Where a line in the listing contains the string "this", copy that line out.
[BEGIN Information supplied]
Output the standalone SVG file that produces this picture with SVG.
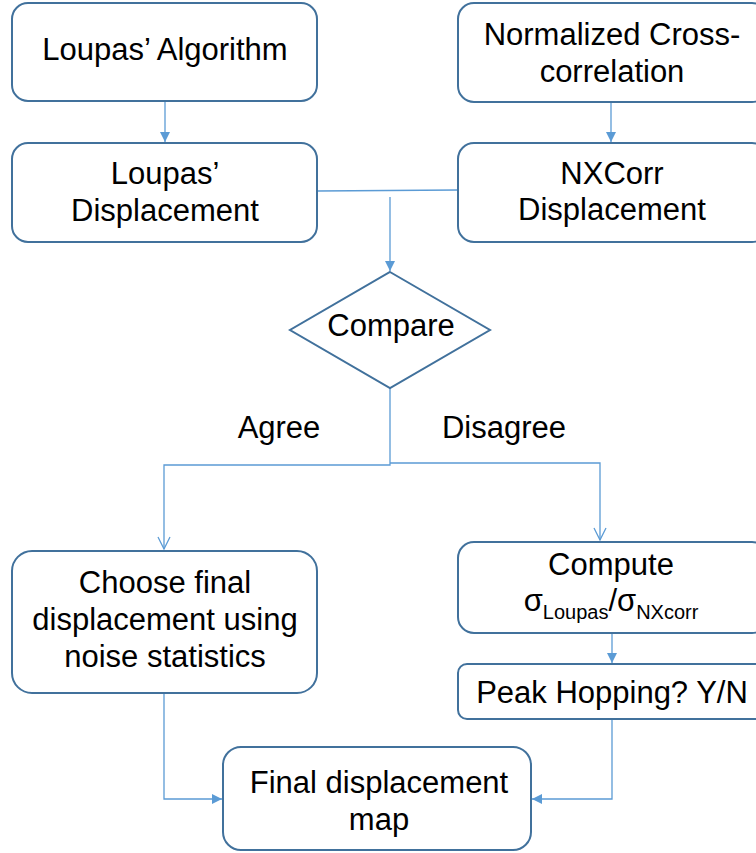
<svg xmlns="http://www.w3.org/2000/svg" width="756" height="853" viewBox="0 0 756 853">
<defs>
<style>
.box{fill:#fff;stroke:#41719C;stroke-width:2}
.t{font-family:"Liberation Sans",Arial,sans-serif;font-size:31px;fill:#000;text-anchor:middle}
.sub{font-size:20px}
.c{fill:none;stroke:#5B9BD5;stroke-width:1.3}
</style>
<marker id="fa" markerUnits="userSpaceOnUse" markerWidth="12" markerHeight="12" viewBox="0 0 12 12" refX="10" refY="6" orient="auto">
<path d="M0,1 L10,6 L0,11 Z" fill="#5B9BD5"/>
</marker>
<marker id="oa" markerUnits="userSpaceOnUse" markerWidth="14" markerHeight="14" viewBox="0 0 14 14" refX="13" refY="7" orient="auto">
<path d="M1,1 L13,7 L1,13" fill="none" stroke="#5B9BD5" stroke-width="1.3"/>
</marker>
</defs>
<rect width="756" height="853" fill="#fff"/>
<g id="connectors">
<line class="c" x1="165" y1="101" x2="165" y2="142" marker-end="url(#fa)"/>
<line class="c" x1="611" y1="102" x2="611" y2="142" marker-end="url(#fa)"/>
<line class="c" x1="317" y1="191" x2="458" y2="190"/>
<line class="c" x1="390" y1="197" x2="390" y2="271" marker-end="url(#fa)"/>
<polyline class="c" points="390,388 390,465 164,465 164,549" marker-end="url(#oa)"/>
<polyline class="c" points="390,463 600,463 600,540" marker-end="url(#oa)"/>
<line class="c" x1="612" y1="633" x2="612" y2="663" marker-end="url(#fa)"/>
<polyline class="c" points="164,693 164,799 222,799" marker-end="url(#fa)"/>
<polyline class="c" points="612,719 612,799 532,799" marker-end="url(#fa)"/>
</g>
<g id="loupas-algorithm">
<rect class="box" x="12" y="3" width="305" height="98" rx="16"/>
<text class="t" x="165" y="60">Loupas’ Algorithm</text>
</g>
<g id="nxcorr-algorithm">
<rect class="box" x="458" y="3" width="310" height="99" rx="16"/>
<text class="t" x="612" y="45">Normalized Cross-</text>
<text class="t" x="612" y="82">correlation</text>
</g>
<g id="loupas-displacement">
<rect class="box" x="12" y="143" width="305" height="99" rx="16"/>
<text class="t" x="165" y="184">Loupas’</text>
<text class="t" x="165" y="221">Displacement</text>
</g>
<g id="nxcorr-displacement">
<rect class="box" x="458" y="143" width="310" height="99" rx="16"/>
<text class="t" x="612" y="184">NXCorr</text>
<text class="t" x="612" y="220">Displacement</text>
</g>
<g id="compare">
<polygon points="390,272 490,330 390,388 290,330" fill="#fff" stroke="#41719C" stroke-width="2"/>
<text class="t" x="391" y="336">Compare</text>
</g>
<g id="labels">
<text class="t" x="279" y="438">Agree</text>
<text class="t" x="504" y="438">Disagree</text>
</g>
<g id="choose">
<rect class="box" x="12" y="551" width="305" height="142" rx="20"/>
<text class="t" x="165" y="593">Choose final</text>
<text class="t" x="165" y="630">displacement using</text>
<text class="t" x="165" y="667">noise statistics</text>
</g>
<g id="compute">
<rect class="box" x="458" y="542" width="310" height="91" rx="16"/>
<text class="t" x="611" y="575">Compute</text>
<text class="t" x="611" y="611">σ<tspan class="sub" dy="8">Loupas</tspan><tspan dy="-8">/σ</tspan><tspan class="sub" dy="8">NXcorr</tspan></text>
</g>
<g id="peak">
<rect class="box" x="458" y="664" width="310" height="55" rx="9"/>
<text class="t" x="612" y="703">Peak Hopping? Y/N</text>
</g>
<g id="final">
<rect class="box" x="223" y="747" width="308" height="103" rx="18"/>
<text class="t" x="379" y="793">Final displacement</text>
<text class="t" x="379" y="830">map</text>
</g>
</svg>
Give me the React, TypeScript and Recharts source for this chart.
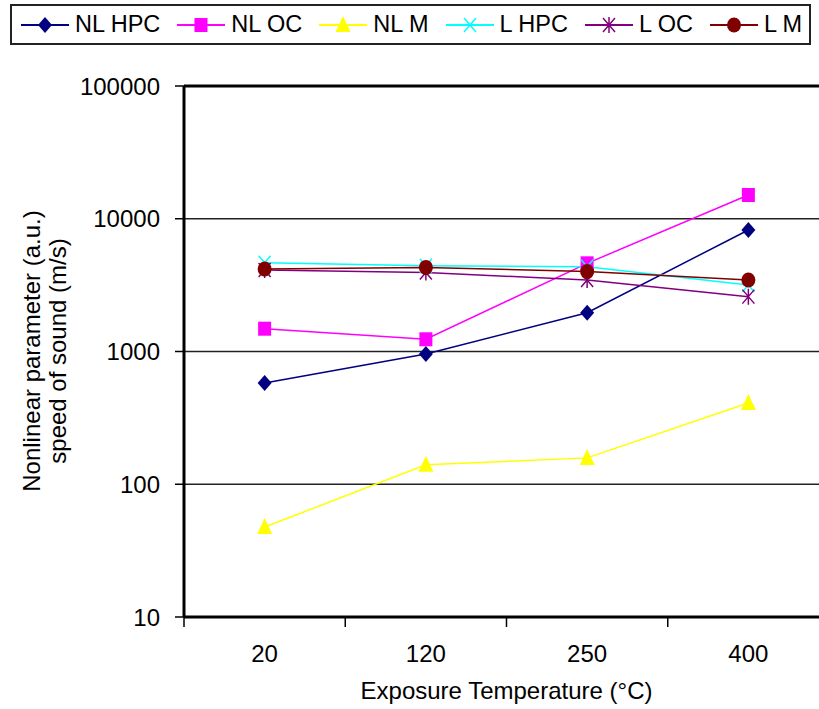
[END Information supplied]
Full solution:
Output the standalone SVG file that produces this picture with SVG.
Give me the React, TypeScript and Recharts source for this chart.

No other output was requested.